$\quad$I am recently reading Proof of the Gradient Conjecture of R. Thom by Kurdyka, Mostowski, and Parusinski and I have a question about how to apply the curve selection lemma (CSL).
Curve Selection Lemma: Let $X\subset\mathbb{R}^n$ be a semi-analytic set and suppose $0\in \overline{X\setminus\{0\}}$. Then there exists a real-analytic curve $\gamma:[0,1)\to\mathbb{R}^n$ such that $\gamma(0)=0$ and $\gamma((0,1))\subset X\setminus \{0\}$.
$\quad$Let me first introduce the setting of the paper. Let $U$ be an open set containing the origin and $f:U\subset\mathbb{R}^n\to\mathbb{R}$ be an analytic function. Moreover, $f(0)=0$ and $\nabla f(0)=0$. For any $\varepsilon>0$, define $$W^{\varepsilon}=\{x\in U\, |\, |\nabla f(x)|^2\leq (1+\varepsilon^{-2})|\partial_r f(x)|^2\ \text{and}\ f(x)\neq 0\}.$$
In Lemma 4.1 of the paper, the authors want to show that there exists a constant $c>0$ such that for all $x\in W^{\varepsilon}$, \begin{align} |f(x)|\geq c|x|^{(1-\rho)^{-1}}, \tag{1} \end{align}
where $\rho\in (0,1)$ is an exponent such that the Lojasiewicz gradient inequality holds. In the proof, the authors say that to prove (1), it suffices to show that for any analytic curve $\gamma:[0,1)\to \mathbb{R}^n$ with $\gamma(0)=0$ and $\gamma((0,1))\subset W^{\varepsilon}$, it holds $$ f(\gamma(t))/|\gamma(t)|^{(1-\rho)^{-1}}\geq c. $$
for all $t\in (0,1)$ and for some $c>0$.
$\quad$I don't understand how to obtain this reduction from the CSL. To be precise, what is the sub-analytic set to which the CSL is applied? My (unsuccessful) attempt is the following.

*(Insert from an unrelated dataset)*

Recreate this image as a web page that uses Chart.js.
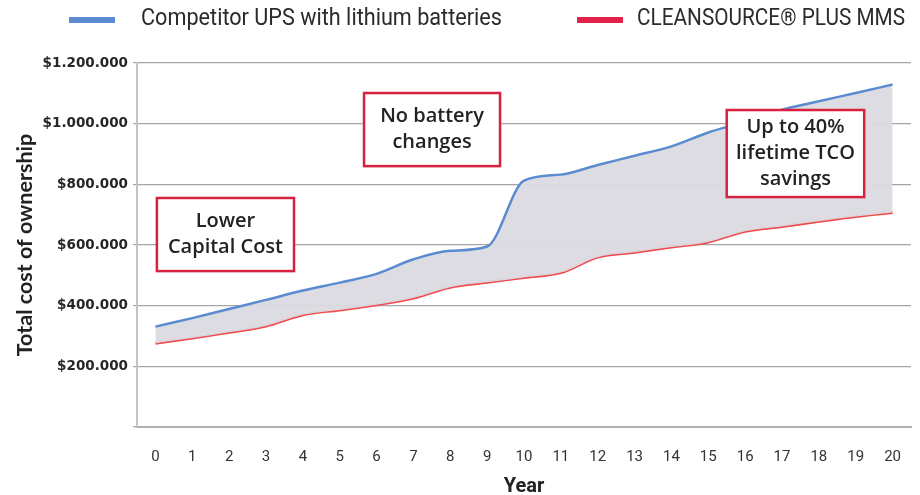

Assume (1) fails. There exists a sequence $x_j\in W^{\epsilon}$ such that $$ |f(x_j)|/|x_j|^{(1-\rho)^{-1}}\leq 1/j .$$ Suppose we further know that $x_j$ converges to the origin. Under these assumptions, does the CSL ensures the existence of a real analytic curve $\gamma(t)$ as above such that $$\lim_{t\to 0} f(\gamma(t))/|\gamma(t)|^{(1-\rho)^{-1}}=0? $$
Any help or insight is highly appreciated.